◆ **Data segment**:
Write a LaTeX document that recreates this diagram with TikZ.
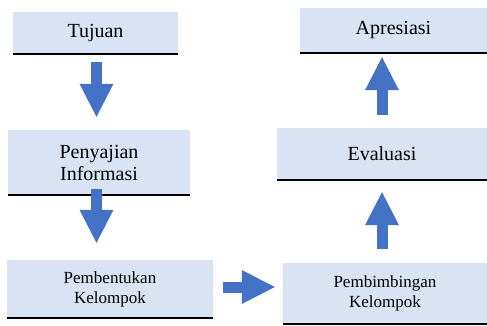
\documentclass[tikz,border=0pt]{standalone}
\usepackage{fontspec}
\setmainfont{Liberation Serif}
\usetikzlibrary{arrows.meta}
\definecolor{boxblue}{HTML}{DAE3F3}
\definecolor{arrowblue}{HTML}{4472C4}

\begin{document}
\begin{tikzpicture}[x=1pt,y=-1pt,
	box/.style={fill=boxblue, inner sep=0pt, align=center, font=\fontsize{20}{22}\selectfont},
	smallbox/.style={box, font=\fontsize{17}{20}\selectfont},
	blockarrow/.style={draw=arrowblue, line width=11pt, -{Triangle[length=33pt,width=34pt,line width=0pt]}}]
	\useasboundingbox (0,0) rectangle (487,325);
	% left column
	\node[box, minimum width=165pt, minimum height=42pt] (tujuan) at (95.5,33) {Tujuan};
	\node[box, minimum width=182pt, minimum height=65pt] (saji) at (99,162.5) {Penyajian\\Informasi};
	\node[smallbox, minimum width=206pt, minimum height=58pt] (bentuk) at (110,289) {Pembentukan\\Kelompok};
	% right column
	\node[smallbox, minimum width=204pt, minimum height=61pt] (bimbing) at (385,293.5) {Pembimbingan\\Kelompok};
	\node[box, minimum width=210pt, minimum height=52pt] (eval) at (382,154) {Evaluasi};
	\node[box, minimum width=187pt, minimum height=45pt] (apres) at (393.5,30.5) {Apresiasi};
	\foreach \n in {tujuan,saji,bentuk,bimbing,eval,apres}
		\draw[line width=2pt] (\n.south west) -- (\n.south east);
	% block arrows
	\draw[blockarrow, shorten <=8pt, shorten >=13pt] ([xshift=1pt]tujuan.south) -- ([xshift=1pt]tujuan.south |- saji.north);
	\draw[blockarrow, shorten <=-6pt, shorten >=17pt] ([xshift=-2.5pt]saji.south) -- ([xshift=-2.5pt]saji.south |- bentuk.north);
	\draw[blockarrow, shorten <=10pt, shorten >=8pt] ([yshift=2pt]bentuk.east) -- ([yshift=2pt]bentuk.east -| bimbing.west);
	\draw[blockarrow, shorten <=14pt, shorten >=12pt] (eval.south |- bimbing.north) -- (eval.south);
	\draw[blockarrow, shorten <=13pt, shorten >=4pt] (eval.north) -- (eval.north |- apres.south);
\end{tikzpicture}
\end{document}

◆ **Instructions to follow**:
Reproduce the listing above exactly, excluding all pictures.

◆ **Complete response**:
Write a LaTeX document that recreates this diagram with TikZ.
\documentclass[tikz,border=0pt]{standalone}
\usepackage{fontspec}
\setmainfont{Liberation Serif}
\usetikzlibrary{arrows.meta}
\definecolor{boxblue}{HTML}{DAE3F3}
\definecolor{arrowblue}{HTML}{4472C4}

\begin{document}
\begin{tikzpicture}[x=1pt,y=-1pt,
	box/.style={fill=boxblue, inner sep=0pt, align=center, font=\fontsize{20}{22}\selectfont},
	smallbox/.style={box, font=\fontsize{17}{20}\selectfont},
	blockarrow/.style={draw=arrowblue, line width=11pt, -{Triangle[length=33pt,width=34pt,line width=0pt]}}]
	\useasboundingbox (0,0) rectangle (487,325);
	% left column
	\node[box, minimum width=165pt, minimum height=42pt] (tujuan) at (95.5,33) {Tujuan};
	\node[box, minimum width=182pt, minimum height=65pt] (saji) at (99,162.5) {Penyajian\\Informasi};
	\node[smallbox, minimum width=206pt, minimum height=58pt] (bentuk) at (110,289) {Pembentukan\\Kelompok};
	% right column
	\node[smallbox, minimum width=204pt, minimum height=61pt] (bimbing) at (385,293.5) {Pembimbingan\\Kelompok};
	\node[box, minimum width=210pt, minimum height=52pt] (eval) at (382,154) {Evaluasi};
	\node[box, minimum width=187pt, minimum height=45pt] (apres) at (393.5,30.5) {Apresiasi};
	\foreach \n in {tujuan,saji,bentuk,bimbing,eval,apres}
		\draw[line width=2pt] (\n.south west) -- (\n.south east);
	% block arrows
	\draw[blockarrow, shorten <=8pt, shorten >=13pt] ([xshift=1pt]tujuan.south) -- ([xshift=1pt]tujuan.south |- saji.north);
	\draw[blockarrow, shorten <=-6pt, shorten >=17pt] ([xshift=-2.5pt]saji.south) -- ([xshift=-2.5pt]saji.south |- bentuk.north);
	\draw[blockarrow, shorten <=10pt, shorten >=8pt] ([yshift=2pt]bentuk.east) -- ([yshift=2pt]bentuk.east -| bimbing.west);
	\draw[blockarrow, shorten <=14pt, shorten >=12pt] (eval.south |- bimbing.north) -- (eval.south);
	\draw[blockarrow, shorten <=13pt, shorten >=4pt] (eval.north) -- (eval.north |- apres.south);
\end{tikzpicture}
\end{document}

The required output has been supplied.